True story: A skatepark advocate was attending a neighborhood council meeting with the intention of helping support a skatepark project that was being proposed for the area. When the skatepark topic came up, one person stood up and loudly announced how the skatepark would attract a bad element to the otherwise peaceful neighborhood. The more he talked, the louder and angrier he got. Then the advocate raised their hand to speak, and listed the benefits the skatepark would bring, described what the skatepark would look like, and what kind of people would be using it. The irony was not lost on the other attendees; one person ranting about how disruptive, loud, and unsavory skateboarders are… and the calm, respectful skateboarder representing themselves. (Who would you believe?)

2. Stay Positive

It’s fine to recognize that skateparks have specific challenges, and that skateboarders can be a difficult group to work with, but the tone of your advocacy should remain positive and focused on creating a successful community space. The skatepark, in other words, is not a place to attract and concentrate all of the unwanted behavior. Instead, it’s a place where the community can come together and celebrate the commitment and accomplishments of the local youth.

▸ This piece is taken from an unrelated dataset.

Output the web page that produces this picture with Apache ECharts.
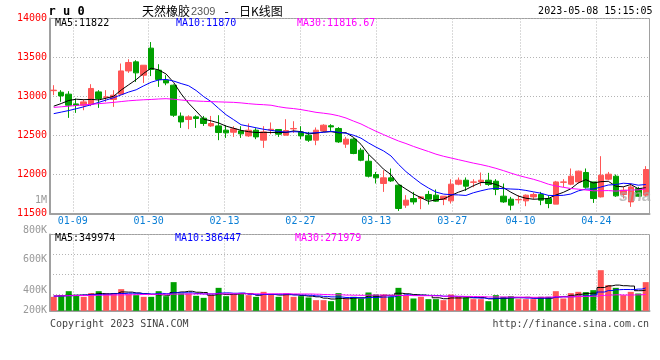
<!DOCTYPE html>
<html><head><meta charset="utf-8">
<script src="https://cdn.jsdelivr.net/npm/echarts@6/dist/echarts.min.js"></script>
<style>html,body{margin:0;padding:0;background:#fff}#c{width:660px;height:360px}</style>
</head><body><div id="c"></div>
<script>
const dates = ['01-04','01-05','01-06','01-09','01-10','01-11','01-12','01-13','01-16','01-17','01-18','01-19','01-20','01-30','01-31',
'02-01','02-02','02-03','02-06','02-07','02-08','02-09','02-10','02-13','02-14','02-15','02-16','02-17','02-20','02-21','02-22','02-23','02-24','02-27','02-28',
'03-01','03-02','03-03','03-06','03-07','03-08','03-09','03-10','03-13','03-14','03-15','03-16','03-17','03-20','03-21','03-22','03-23','03-24','03-27','03-28','03-29','03-30','03-31',
'04-03','04-04','04-06','04-07','04-10','04-11','04-12','04-13','04-14','04-17','04-18','04-19','04-20','04-21','04-24','04-25','04-26','04-27','04-28',
'05-04','05-05','05-08'];
const opens = [13075,13055,13030,12905,12888,12901,13059,12990,12962,13030,13328,13444,13273,13620,13337,13209,13145,12748,12705,12739,
12722,12623,12623,12568,12542,12559,12495,12568,12440,12570,12577,12504,12585,12546,12504,12440,12559,12625,12590,12389,
12453,12312,12170,12000,11885,11957,11863,11607,11692,11692,11744,11735,11680,11662,11876,11927,11900,11905,11927,11914,
11722,11684,11675,11662,11713,11744,11692,11620,11900,11876,11905,12026,11905,11713,11940,11978,11744,11649,11820,11735];
const closes = [13081,13008,12888,12885,12931,13103,12974,12995,13017,13328,13436,13303,13401,13346,13218,13174,12760,12674,12739,12718,
12654,12654,12538,12534,12585,12521,12568,12482,12546,12580,12517,12564,12590,12495,12440,12568,12632,12610,12418,12453,
12269,12183,11978,11957,11957,11918,11564,11671,11649,11713,11684,11658,11722,11876,11927,11850,11905,11927,11872,11808,
11649,11607,11680,11735,11744,11671,11628,11905,11905,11978,12043,11837,11692,11991,12004,11726,11799,11841,11722,12064];
const lows = [13017,12932,12726,12790,12824,12876,12854,12931,12867,13017,13303,13187,13174,13262,13123,13145,12738,12597,12581,12597,
12623,12610,12440,12469,12482,12469,12482,12453,12341,12517,12482,12504,12533,12453,12418,12376,12546,12559,12405,12341,
12260,12170,11962,11885,11777,11905,11533,11572,11615,11555,11615,11649,11607,11628,11863,11790,11837,11854,11854,11735,
11636,11542,11628,11594,11680,11607,11568,11620,11837,11863,11885,11820,11636,11705,11927,11713,11692,11585,11713,11713];
const highs = [13145,13081,13068,12975,12965,13158,13081,13081,13081,13423,13478,13465,13401,13698,13414,13273,13154,12795,12760,12760,
12751,12751,12760,12632,12619,12619,12654,12594,12619,12667,12580,12709,12683,12619,12546,12603,12645,12645,12607,12482,
12469,12341,12256,12033,12055,12077,11872,11735,11777,11722,11790,11808,11722,11940,11962,11962,11940,12026,12021,11940,
11885,11713,11735,11744,11769,11777,11735,11918,11940,12077,12050,12077,11905,12235,12033,12000,11841,11885,11841,12107];
const ma5 = [12876,12910,12949,12965,12959,12963,12956,12978,13004,13083,13150,13216,13297,13363,13341,13288,13180,13034,12913,12813,
12709,12688,12661,12620,12593,12566,12549,12538,12540,12539,12539,12538,12559,12549,12521,12531,12545,12549,12534,12536,
12476,12387,12260,12168,12069,11999,11875,11813,11752,11703,11656,11675,11685,11731,11773,11807,11856,11897,11896,11872,
11832,11773,11723,11696,11683,11687,11692,11737,11771,11817,11892,11934,11891,11908,11913,11850,11842,11872,11818,11830];
const ma10 = [12780,12800,12820,12843,12868,12895,12925,12955,12985,13021,13057,13086,13137,13183,13212,13219,13198,13166,13138,13077,
12999,12934,12848,12766,12703,12638,12619,12599,12580,12566,12553,12544,12549,12545,12530,12535,12541,12554,12541,12529,
12504,12466,12405,12351,12303,12238,12131,12037,11960,11886,11827,11775,11749,11741,11738,11731,11766,11791,11813,11823,
11819,11814,11810,11796,11778,11760,11732,11730,11733,11750,11790,11813,11814,11839,11865,11871,11888,11882,11863,11872];
const ma30 = [12860,12868,12876,12885,12893,12900,12908,12916,12925,12935,12945,12952,12958,12962,12968,12972,12965,12955,12947,12942,
12938,12934,12931,12928,12925,12918,12908,12900,12895,12888,12869,12854,12845,12832,12815,12797,12786,12773,12753,12724,
12685,12648,12600,12554,12512,12470,12430,12397,12360,12327,12295,12261,12234,12212,12190,12168,12146,12127,12105,12079,
12050,12018,11988,11963,11939,11910,11876,11853,11836,11820,11812,11801,11791,11792,11794,11787,11795,11801,11803,11815];
// volumes in thousands (K)
const volK = [235,263,330,263,235,297,330,297,297,364,280,263,235,235,330,246,482,291,291,252,
218,263,386,246,274,286,263,235,319,274,235,291,235,246,224,179,179,162,297,196,
235,207,308,274,274,235,386,263,207,235,196,196,179,274,235,218,196,196,162,263,
235,246,196,196,196,235,235,330,207,297,319,314,347,683,431,386,263,319,291,482];
const volMa5 = [250,255,260,262,265,278,291,284,291,317,314,300,288,275,269,262,306,317,328,312,
307,263,282,273,277,291,291,261,275,275,265,271,271,256,246,235,213,198,208,203,
214,219,249,244,260,260,295,286,273,265,257,219,203,216,216,220,220,224,201,207,
210,220,220,227,214,214,212,238,241,261,278,293,297,392,419,432,422,416,338,348];
const volMa10 = [245,250,255,260,265,270,275,280,286,291,296,296,286,283,293,288,303,302,302,291,
284,284,299,301,295,299,277,271,274,276,278,281,266,266,261,250,242,234,232,224,
224,216,223,226,231,237,257,268,259,262,259,257,245,245,241,239,220,213,209,212,
215,220,222,214,210,212,216,229,234,237,246,253,268,316,340,355,358,357,365,384];
const volMa30 = [250,252,254,256,258,260,262,264,266,268,270,272,274,276,278,279,280,281,282,283,
284,284,285,285,286,286,286,286,286,286,286,287,284,283,283,279,274,269,269,264,
262,260,263,264,262,262,259,258,255,254,254,251,245,245,244,242,240,238,233,233,
233,231,230,228,227,229,231,237,234,237,240,243,245,258,264,269,265,266,269,277];
const tickDates = ['01-09','01-30','02-13','02-27','03-13','03-27','04-10','04-24'];
const volTickValues = [200,400,600,800,1000];
const volTickLabels = ['200K','400K','600K','800K','1M'];
const priceHeader = ['MA5:11822','MA10:11870','MA30:11816.67'];
const volHeader = ['MA5:349974','MA10:386447','MA30:271979'];

const MONO = '"DejaVu Sans Mono", monospace';
const UP = '#ff5656', DOWN = '#00a000';
const GL = 50, GR = 10.5;
const tickIdx = new Set(tickDates.map(d => dates.indexOf(d)));
const showTick = (i) => tickIdx.has(i);
const dotted = {color: '#b4b4b4', type: [1, 2], width: 1};
const candleData = dates.map((d, i) => [opens[i], closes[i], lows[i], highs[i]]);
const volData = volK.map((v, i) => ({value: v, itemStyle: {color: closes[i] >= opens[i] ? UP : DOWN}}));

const chart = echarts.init(document.getElementById('c'), null, {renderer: 'canvas'});
const txt = (x, y, text, fill, font, align) => ({
  type: 'text', x: x, y: y, silent: true, z: 100,
  style: {text: text, fill: fill, font: font, align: align || 'left', verticalAlign: 'middle', textAlign: align || 'left', textVerticalAlign: 'middle'}
});
const rs = (extra) => Object.assign({color: '#999', fontSize: 10, fontFamily: MONO}, extra);

const lineS = (name, data, color, xi, yi, step) => ({
  name: name, type: 'line', data: data, xAxisIndex: xi, yAxisIndex: yi, showSymbol: false, symbol: 'none',
  step: step || false, silent: true, lineStyle: {color: color, width: 1}, z: 5
});

chart.setOption({
  animation: false,
  backgroundColor: '#fff',
  textStyle: {fontFamily: MONO},
  grid: [
    {left: GL, right: GR, top: 18.5, height: 195, show: true, borderColor: '#a0a0a0', borderWidth: 1},
    {left: GL, right: GR, top: 234.5, height: 76.3, show: true, borderColor: '#a0a0a0', borderWidth: 1},
    {left: GL, right: GR, top: 200.7, height: 117.2, show: false}
  ],
  xAxis: [
    {type: 'category', gridIndex: 0, data: dates, boundaryGap: true, show: false},
    {type: 'category', gridIndex: 0, data: dates, boundaryGap: false, position: 'bottom',
      axisLine: {show: true, onZero: false, lineStyle: {color: '#a0a0a0', width: 2}}, axisTick: {show: false},
      axisLabel: {interval: showTick, color: '#0b7fd6', fontSize: 10, fontFamily: MONO, margin: 3},
      splitLine: {show: true, interval: showTick, lineStyle: dotted}},
    {type: 'category', gridIndex: 1, data: dates, boundaryGap: true, show: false},
    {type: 'category', gridIndex: 1, data: dates, boundaryGap: false, position: 'bottom',
      axisLine: {show: true, onZero: false, lineStyle: {color: '#a0a0a0', width: 2}}, axisTick: {show: false},
      axisLabel: {show: false}, splitLine: {show: true, interval: showTick, lineStyle: dotted}},
    {type: 'category', gridIndex: 2, data: dates, show: false}
  ],
  yAxis: [
    {type: 'value', gridIndex: 0, min: 11500, max: 14000, interval: 500, position: 'left',
      axisLine: {show: true, onZero: false, lineStyle: {color: '#a0a0a0', width: 2}}, axisTick: {show: false},
      axisLabel: {color: '#ff0000', fontSize: 10, fontFamily: MONO, margin: 3, padding: [0, 0, 3, 0],
        formatter: function (v) { return String(v); }},
      splitLine: {show: true, lineStyle: dotted}},
    {type: 'value', gridIndex: 1, min: 0, max: 1283, show: false},
    {type: 'value', gridIndex: 1, min: 0, max: 76.3, interval: 20, inverse: true, position: 'left',
      axisLine: {show: true, onZero: false, lineStyle: {color: '#a0a0a0', width: 2}}, axisTick: {show: false},
      axisLabel: {show: false}, splitLine: {show: true, lineStyle: dotted}},
    {type: 'value', gridIndex: 2, min: 200, max: 1000, interval: 200, position: 'left',
      axisLine: {show: false}, axisTick: {show: false}, splitLine: {show: false},
      axisLabel: {margin: 3, color: '#999', fontSize: 10, fontFamily: MONO,
        formatter: function (v) {
          const k = volTickValues.indexOf(v);
          const lab = k >= 0 ? volTickLabels[k] : '';
          if (v === 200) return '{lo|' + lab + '}';
          if (v === 400) return '{md|' + lab + '}';
          return '{n|' + lab + '}';
        },
        rich: {n: rs({}), lo: rs({padding: [0, 0, 14, 0]}), md: rs({padding: [4, 0, 0, 0]})}
      }}
  ],
  series: [
    {type: 'candlestick', xAxisIndex: 0, yAxisIndex: 0, data: candleData, barWidth: 6, silent: true,
      itemStyle: {color: UP, color0: DOWN, borderColor: UP, borderColor0: DOWN, borderWidth: 1}, z: 3},
    lineS('MA5', ma5, '#000000', 0, 0),
    lineS('MA10', ma10, '#0000ff', 0, 0),
    lineS('MA30', ma30, '#ff00ff', 0, 0),
    {type: 'bar', xAxisIndex: 2, yAxisIndex: 1, data: volData, barWidth: 6, silent: true, z: 3},
    lineS('VMA5', volMa5, '#000000', 2, 1, 'middle'),
    lineS('VMA10', volMa10, '#0000ff', 2, 1, 'middle'),
    lineS('VMA30', volMa30, '#ff00ff', 2, 1, 'middle')
  ],
  graphic: [
    txt(48.5, 11.5, 'r u 0', '#000', 'bold 12px ' + MONO),
    txt(142, 11, '天然橡胶', '#000', '12px "Noto Sans CJK SC"'),
    txt(191, 11.5, '2309', '#555', '11px "Liberation Sans", Arial'),
    txt(226.5, 11, '-', '#000', '12px "Noto Sans CJK SC"', 'center'),
    txt(239, 11, '日K线图', '#000', '12px "Noto Sans CJK SC"'),
    txt(652.5, 11.5, '2023-05-08 15:15:05', '#000', '10px ' + MONO, 'right'),
    txt(55, 23.5, priceHeader[0], '#000', '10px ' + MONO),
    txt(176, 23.5, priceHeader[1], '#0000ff', '10px ' + MONO),
    txt(297, 23.5, priceHeader[2], '#ff00ff', '10px ' + MONO),
    txt(55, 238.5, volHeader[0], '#000', '10px ' + MONO),
    txt(175, 238.5, volHeader[1], '#0000ff', '10px ' + MONO),
    txt(295, 238.5, volHeader[2], '#ff00ff', '10px ' + MONO),
    txt(635, 197, 'sina', 'rgba(170,170,170,0.75)', 'italic bold 16px "Liberation Sans", Arial', 'center'),
    txt(50, 324, 'Copyright 2023 SINA.COM', '#444', '10px ' + MONO),
    txt(649, 324, 'http://finance.sina.com.cn', '#444', '10px ' + MONO, 'right')
  ]
});
</script>
</body></html>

True story: A skatepark advocate was invited to a luncheon featuring leaders from the local government, businesses, and nonprofit organizations. The skatepark advocate was not told that there would be point-counterpoint presentations on the skatepark project, or that the person presenting the anti-skatepark position was one of the fiercest vocal critics of the project. It was, in other words, a set-up with the odds stacked against the skateboarder. With no preparation, the advocate presented the skatepark vision and expressed all of the benefits it would ultimately bring to the community. The skatepark opponent—in spite of their preparation—presented a list of reasons why the skatepark was a terrible idea. By the end of the “debate,” the audience was wildly in favor of the skatepark simply because the advocate clearly wanted to improve the community, while the opponent came off as being angry and fearful.

3. Stay Awake

There are lots of things going on in your town that may seem boring or irrelevant to the skatepark vision. However, the more sensitive you are to what’s going on, the more opportunities you will discover to reach new and influential people. Try to see the opportunity to talk about skateboarding and the skatepark vision everywhere you look.

True story: Skateboarders had been pushing for a skatepark within larger Pioneer Park for a few months but were not getting much traction. A group called “Friends of Pioneer Park” was a volunteer organization that performed some routine maintenance at the park, but they were opposed to the skatepark. The skatepark advocates eventually discovered that the lack of progress was partly due to the Friends of Pioneer Park quietly working against them. They subscribed to the Friends of Pioneer Park newsletter and, when the opportunity presented itself, volunteered at one of their community events. During the event, skateboarders were able to work side-by-side with members of Friends group and get to know each other. The Friends of Pioneer Park people learned first-hand that skaters were not what they thought they were and changed their mind about the skatepark. Within the month, the skatepark project was approved at Pioneer Park.

4. Stay Organized

The farther your get through the process, the more complicated the effort becomes. You will need to maintain a calendar, a list of contacts, a handful of statistics, produce handouts for meetings, and remember peoples’ names. Thankfully, all of this complexity doesn’t come at you at once. Getting organized early and staying organized throughout the process will pay huge dividends in the long run.

True story: The president of the skatepark group insisted on recording every meeting, event, and name in her skatepark binder. She took this binder everywhere and within a year it was filled with notes, business cards, flyers, and fact sheets. A grant opportunity came up that asked applicants to supply a brief history of the group’s activity. She was able to deliver, in precise detail, exactly what her group had done, and when, from the very beginning of the project. The grant application was so well organized that her project won the foundation’s top award.